*Material shown:*
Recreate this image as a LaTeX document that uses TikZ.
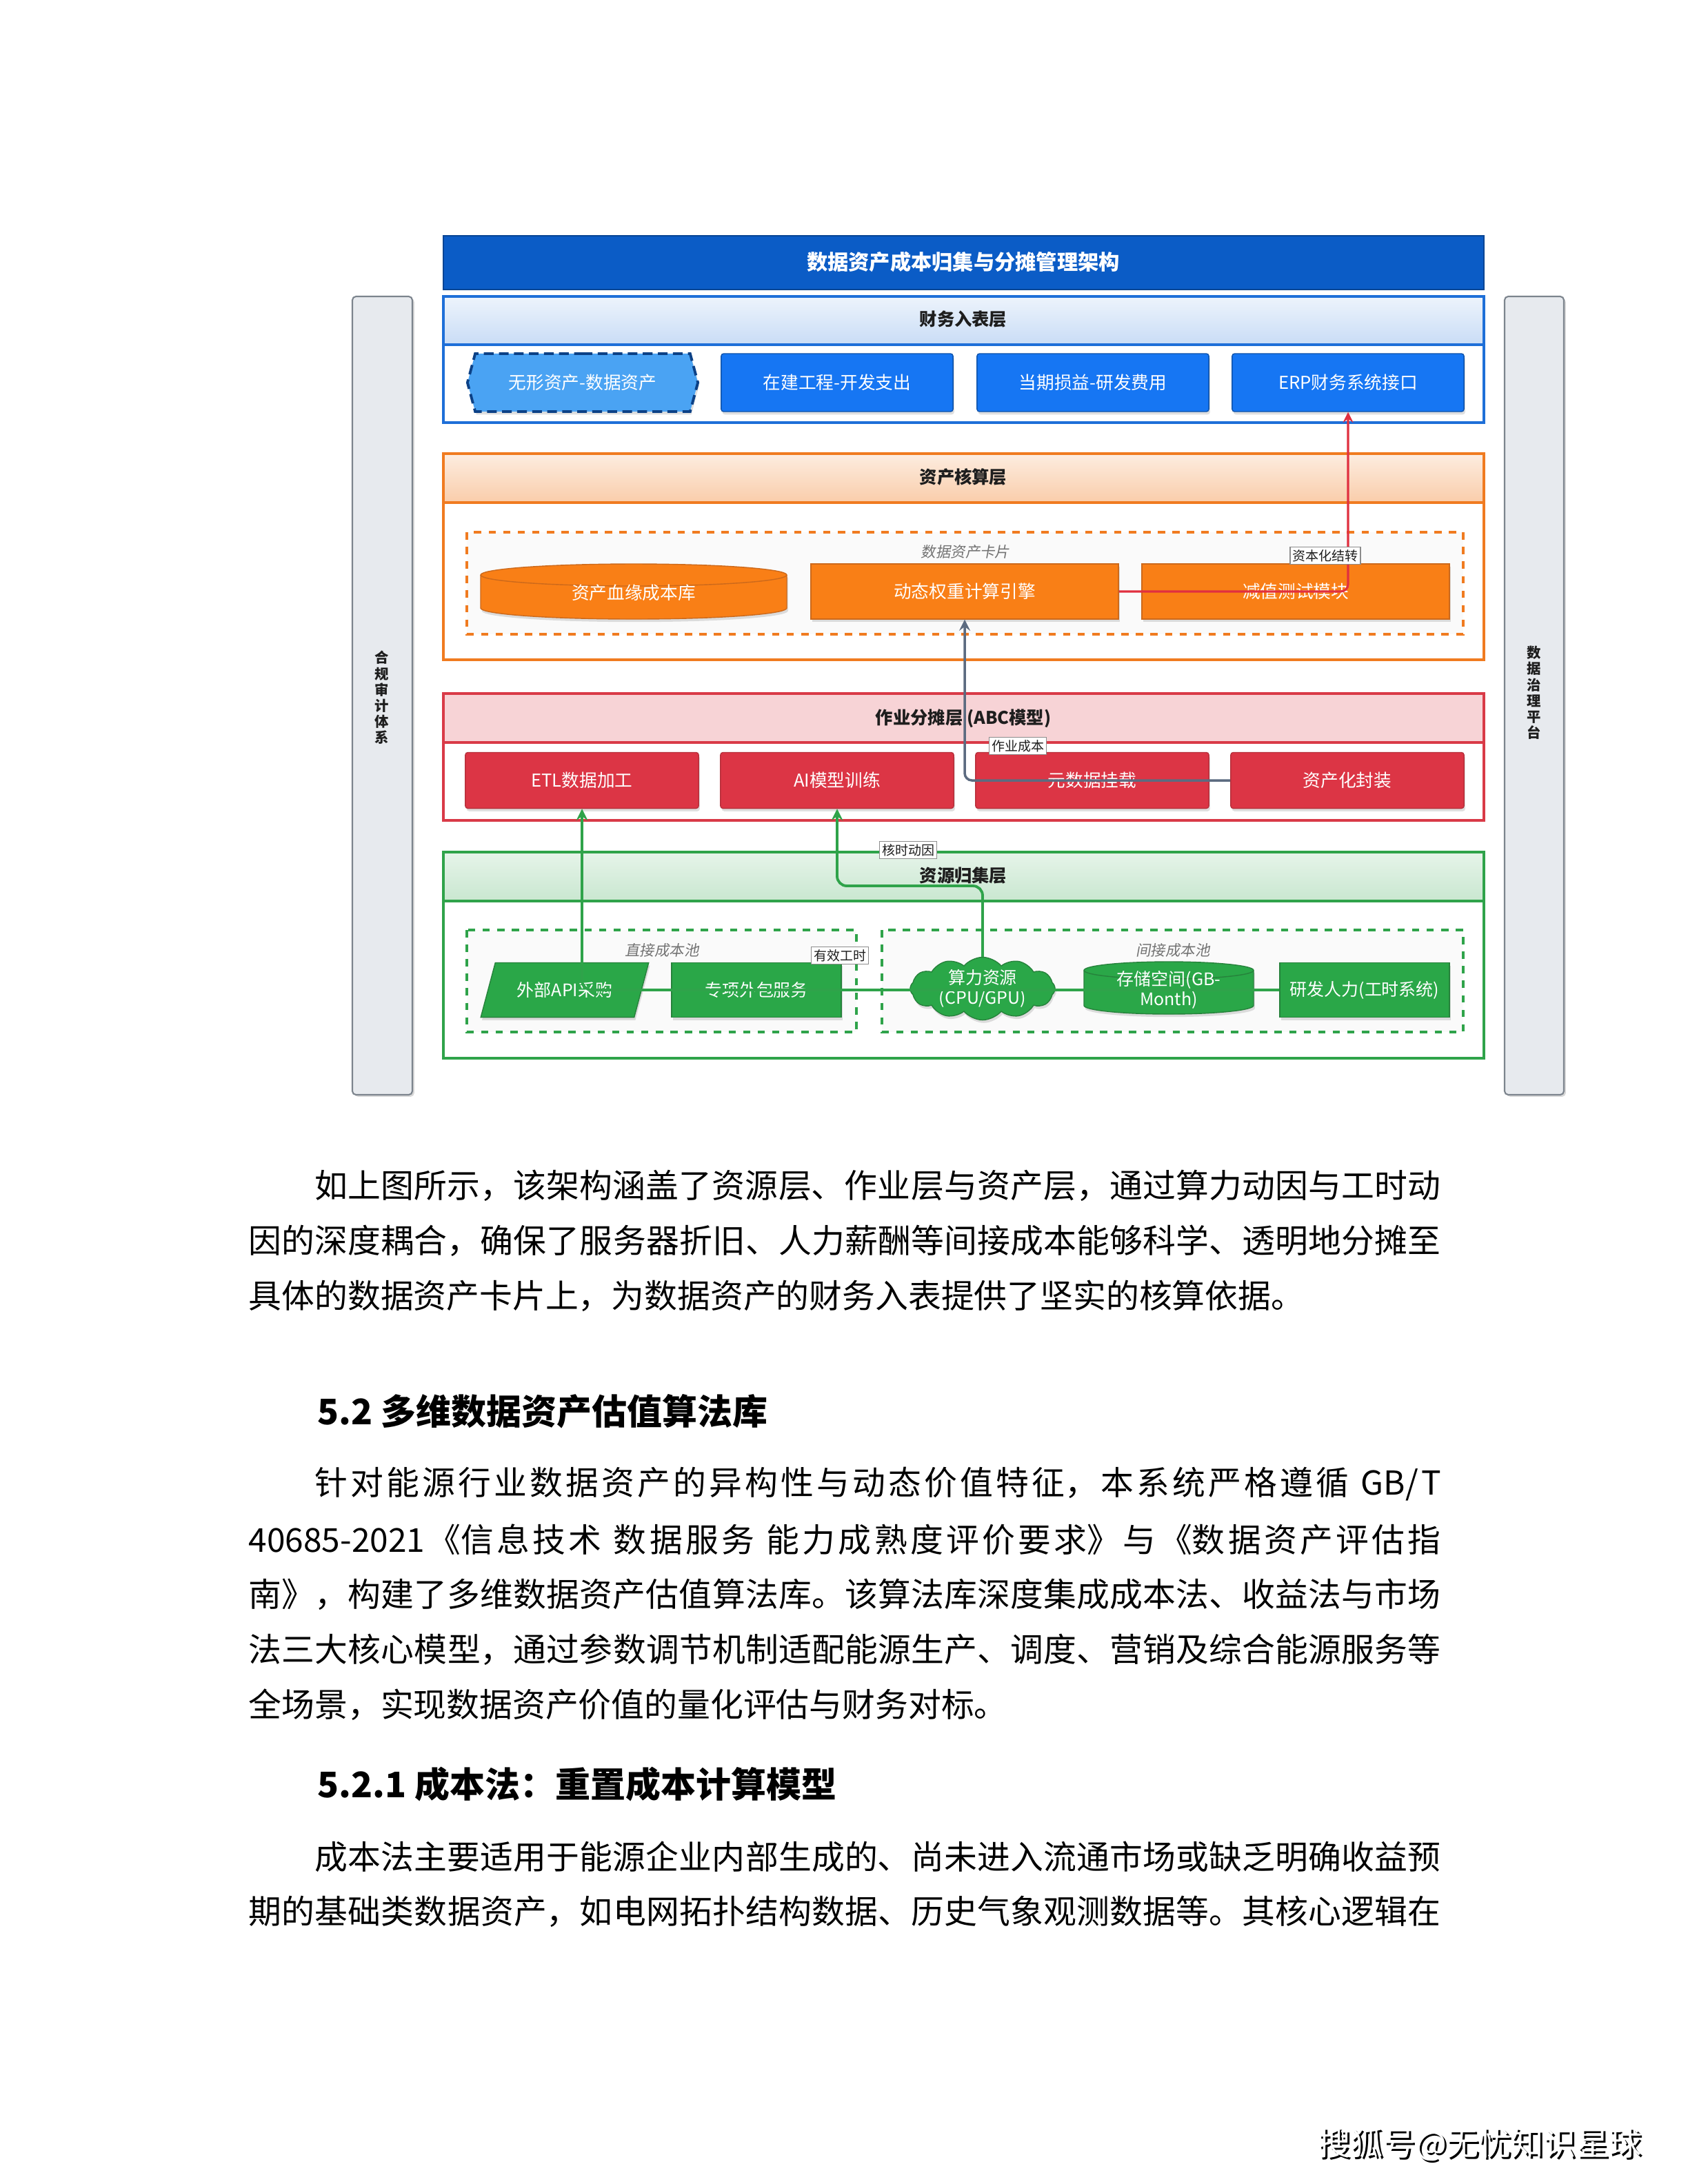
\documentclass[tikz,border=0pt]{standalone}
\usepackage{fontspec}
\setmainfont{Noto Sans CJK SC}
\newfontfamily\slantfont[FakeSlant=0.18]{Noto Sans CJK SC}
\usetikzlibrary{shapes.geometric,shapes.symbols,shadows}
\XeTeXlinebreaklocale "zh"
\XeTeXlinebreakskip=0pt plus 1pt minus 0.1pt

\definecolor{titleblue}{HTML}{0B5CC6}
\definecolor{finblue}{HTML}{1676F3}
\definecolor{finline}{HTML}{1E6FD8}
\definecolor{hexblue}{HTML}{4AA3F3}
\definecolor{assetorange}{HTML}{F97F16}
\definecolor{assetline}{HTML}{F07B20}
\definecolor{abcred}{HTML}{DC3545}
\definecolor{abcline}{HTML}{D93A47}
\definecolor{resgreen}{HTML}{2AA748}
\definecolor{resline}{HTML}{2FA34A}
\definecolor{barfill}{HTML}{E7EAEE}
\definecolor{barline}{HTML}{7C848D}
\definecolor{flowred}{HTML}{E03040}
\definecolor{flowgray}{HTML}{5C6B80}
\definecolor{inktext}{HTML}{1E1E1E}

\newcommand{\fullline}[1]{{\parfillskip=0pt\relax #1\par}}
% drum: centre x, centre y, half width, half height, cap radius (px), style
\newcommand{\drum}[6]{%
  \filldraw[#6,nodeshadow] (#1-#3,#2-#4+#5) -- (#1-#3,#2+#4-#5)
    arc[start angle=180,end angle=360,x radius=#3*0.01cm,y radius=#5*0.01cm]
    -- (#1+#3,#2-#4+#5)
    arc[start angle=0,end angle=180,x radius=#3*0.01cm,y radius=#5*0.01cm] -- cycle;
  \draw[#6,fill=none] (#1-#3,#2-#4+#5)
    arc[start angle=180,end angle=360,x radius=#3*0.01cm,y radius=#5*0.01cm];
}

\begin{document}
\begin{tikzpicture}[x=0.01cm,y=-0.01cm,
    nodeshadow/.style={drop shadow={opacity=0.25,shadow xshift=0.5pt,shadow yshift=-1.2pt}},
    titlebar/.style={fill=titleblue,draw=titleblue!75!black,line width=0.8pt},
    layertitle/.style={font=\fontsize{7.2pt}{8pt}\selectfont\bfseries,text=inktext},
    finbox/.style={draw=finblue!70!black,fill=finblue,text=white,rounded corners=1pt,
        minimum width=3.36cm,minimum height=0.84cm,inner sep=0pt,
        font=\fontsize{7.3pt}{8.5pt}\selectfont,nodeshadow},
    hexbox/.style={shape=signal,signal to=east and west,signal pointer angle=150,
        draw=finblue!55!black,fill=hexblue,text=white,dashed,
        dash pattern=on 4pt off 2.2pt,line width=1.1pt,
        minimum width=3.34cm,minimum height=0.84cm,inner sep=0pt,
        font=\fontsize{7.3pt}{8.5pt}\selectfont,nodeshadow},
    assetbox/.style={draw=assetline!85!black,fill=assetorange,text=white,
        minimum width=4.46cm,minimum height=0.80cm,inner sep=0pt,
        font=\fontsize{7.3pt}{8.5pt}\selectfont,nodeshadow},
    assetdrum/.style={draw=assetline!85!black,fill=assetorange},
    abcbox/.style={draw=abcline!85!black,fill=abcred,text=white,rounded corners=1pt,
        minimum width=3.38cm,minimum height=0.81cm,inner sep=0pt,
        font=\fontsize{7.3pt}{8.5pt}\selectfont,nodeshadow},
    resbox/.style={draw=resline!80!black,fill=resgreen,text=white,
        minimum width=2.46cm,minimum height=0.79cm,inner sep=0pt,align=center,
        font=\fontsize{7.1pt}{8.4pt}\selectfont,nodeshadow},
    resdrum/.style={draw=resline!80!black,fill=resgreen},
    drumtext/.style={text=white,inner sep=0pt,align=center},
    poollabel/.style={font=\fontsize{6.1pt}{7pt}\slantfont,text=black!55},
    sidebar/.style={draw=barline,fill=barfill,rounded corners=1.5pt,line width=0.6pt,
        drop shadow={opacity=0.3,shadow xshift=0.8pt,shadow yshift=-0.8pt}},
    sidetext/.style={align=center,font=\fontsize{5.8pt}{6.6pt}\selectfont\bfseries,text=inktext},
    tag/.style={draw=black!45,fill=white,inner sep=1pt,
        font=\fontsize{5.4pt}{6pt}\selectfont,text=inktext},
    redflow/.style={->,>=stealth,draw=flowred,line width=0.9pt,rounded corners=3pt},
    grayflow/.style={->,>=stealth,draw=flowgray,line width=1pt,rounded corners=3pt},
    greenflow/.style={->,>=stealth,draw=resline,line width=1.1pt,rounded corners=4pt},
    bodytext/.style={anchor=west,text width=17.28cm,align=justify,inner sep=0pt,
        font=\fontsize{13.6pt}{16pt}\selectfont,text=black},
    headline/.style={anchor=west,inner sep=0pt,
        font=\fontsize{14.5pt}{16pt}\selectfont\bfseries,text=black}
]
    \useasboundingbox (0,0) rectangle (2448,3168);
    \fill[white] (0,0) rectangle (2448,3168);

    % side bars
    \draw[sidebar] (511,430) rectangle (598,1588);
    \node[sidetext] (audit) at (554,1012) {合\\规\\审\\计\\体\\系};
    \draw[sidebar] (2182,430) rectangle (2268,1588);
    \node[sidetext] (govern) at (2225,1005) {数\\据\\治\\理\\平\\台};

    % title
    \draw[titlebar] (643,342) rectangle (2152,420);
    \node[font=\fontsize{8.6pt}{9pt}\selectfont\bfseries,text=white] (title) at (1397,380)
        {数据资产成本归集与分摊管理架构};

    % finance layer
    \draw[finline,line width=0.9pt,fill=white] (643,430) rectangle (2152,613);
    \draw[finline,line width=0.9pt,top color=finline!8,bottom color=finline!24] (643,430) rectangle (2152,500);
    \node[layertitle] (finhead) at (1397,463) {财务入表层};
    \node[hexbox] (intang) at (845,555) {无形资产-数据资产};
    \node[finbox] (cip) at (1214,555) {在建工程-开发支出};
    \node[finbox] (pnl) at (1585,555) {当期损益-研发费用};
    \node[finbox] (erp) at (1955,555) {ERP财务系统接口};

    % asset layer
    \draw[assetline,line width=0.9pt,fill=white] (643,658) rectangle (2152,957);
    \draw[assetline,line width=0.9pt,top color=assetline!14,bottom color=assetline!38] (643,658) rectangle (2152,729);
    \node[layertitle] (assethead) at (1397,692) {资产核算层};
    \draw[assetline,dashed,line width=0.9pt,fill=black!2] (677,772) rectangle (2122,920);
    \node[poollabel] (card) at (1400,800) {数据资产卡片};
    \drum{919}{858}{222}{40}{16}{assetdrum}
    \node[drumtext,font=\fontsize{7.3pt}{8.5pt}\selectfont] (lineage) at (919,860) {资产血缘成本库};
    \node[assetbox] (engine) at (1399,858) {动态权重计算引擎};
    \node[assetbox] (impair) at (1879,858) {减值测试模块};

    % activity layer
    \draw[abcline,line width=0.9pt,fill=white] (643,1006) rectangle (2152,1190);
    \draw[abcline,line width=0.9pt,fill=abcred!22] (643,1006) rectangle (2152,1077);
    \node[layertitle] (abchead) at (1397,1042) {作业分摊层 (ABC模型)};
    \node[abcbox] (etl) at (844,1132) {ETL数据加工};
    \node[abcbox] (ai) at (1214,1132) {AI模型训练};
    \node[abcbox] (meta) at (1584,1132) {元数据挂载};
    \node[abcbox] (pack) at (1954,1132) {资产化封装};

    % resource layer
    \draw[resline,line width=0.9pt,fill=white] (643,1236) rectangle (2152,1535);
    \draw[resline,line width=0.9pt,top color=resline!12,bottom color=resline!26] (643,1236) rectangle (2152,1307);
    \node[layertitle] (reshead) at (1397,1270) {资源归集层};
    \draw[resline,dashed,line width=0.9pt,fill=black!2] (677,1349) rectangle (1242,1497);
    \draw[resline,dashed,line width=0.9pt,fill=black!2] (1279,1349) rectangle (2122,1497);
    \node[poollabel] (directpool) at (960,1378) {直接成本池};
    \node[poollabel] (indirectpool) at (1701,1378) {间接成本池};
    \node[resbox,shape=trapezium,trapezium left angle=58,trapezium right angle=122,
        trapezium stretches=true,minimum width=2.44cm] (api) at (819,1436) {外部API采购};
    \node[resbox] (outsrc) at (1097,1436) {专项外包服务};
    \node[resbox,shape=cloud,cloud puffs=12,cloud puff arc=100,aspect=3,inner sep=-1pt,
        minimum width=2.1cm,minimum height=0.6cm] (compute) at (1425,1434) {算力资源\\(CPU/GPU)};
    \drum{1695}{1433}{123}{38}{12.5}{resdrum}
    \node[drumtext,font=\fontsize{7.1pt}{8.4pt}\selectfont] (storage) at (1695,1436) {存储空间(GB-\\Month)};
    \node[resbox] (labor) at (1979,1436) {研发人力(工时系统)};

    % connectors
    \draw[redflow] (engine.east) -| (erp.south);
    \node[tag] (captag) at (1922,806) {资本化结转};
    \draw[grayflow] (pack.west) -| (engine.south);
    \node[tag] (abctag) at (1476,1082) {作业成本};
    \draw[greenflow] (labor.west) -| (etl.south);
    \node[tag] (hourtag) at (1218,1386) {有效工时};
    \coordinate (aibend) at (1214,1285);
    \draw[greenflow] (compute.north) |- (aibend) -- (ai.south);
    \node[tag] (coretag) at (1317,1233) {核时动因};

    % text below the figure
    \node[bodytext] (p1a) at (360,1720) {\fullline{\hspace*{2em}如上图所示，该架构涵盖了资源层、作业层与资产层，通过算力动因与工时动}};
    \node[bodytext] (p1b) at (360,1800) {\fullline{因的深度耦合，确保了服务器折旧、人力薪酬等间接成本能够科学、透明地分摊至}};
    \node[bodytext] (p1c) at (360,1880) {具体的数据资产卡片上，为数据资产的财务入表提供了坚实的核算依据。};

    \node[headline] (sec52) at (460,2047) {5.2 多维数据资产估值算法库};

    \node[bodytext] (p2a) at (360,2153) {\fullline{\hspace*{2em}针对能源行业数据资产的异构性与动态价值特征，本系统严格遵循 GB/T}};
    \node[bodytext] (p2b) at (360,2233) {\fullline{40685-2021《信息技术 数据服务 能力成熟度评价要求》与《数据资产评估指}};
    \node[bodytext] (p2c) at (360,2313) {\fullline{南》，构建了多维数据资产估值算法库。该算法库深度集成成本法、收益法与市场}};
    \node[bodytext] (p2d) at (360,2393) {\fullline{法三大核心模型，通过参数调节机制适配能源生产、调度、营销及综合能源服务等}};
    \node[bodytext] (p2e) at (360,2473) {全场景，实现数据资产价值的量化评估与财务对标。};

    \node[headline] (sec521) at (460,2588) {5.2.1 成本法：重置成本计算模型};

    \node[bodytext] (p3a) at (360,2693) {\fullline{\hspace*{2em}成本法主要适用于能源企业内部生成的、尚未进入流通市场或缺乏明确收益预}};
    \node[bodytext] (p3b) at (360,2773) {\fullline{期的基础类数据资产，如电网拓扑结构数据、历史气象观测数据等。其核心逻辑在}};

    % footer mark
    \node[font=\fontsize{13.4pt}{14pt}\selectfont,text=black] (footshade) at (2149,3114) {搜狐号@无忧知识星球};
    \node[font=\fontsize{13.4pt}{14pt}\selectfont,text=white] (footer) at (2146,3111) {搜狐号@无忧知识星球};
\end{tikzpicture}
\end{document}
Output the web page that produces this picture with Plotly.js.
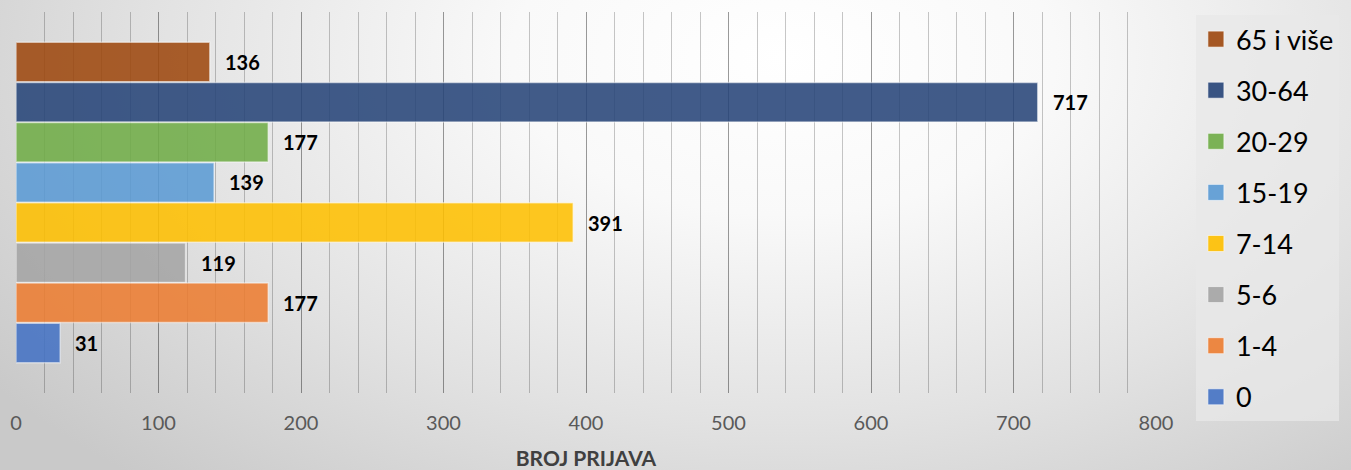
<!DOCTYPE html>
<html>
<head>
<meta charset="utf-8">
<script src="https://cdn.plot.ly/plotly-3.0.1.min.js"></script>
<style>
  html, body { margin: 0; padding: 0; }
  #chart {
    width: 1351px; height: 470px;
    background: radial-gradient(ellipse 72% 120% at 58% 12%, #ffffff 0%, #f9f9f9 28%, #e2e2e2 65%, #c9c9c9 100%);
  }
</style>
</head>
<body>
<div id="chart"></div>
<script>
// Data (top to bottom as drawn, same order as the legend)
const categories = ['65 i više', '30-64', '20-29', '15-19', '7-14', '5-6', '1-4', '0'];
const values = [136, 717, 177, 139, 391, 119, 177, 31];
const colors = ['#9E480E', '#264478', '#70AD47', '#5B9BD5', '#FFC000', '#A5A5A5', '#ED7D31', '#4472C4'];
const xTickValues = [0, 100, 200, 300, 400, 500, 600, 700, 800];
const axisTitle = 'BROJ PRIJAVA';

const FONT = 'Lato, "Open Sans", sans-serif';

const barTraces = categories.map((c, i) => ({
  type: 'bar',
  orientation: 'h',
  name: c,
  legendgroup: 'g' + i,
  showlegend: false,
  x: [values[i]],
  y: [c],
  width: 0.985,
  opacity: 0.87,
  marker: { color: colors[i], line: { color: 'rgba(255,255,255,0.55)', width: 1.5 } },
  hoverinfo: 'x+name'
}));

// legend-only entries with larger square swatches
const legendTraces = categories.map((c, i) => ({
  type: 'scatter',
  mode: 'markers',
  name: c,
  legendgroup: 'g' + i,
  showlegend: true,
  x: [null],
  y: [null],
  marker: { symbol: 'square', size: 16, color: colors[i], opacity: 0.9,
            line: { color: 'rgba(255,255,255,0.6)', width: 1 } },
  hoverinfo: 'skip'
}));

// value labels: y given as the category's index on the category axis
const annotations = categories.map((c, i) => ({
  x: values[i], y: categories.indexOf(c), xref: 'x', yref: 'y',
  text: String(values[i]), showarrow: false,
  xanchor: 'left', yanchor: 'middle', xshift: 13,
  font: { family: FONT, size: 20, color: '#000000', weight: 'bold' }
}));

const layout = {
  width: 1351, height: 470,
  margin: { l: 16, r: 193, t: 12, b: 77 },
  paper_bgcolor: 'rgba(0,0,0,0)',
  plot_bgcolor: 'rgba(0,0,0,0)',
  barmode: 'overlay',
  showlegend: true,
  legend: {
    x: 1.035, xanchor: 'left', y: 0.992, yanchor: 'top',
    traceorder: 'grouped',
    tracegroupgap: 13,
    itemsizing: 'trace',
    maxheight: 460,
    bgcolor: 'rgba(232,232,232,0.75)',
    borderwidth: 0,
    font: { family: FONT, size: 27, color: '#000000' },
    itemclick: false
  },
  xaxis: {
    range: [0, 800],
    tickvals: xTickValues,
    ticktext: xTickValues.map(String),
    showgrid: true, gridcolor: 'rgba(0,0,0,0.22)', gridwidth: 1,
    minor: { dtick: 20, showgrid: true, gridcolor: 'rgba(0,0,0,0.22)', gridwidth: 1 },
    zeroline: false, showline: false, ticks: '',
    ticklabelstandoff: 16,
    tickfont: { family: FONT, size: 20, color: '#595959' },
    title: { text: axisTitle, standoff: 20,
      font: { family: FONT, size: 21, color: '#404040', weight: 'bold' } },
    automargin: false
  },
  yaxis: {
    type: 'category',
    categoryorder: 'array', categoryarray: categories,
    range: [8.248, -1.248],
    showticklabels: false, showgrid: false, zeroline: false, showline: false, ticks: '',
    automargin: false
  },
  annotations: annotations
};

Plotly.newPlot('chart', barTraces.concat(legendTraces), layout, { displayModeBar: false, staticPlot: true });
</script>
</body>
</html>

*Work to be completed:*
Work out how many lines in the records above contain the word "this", and give only that number.

*Response:*
2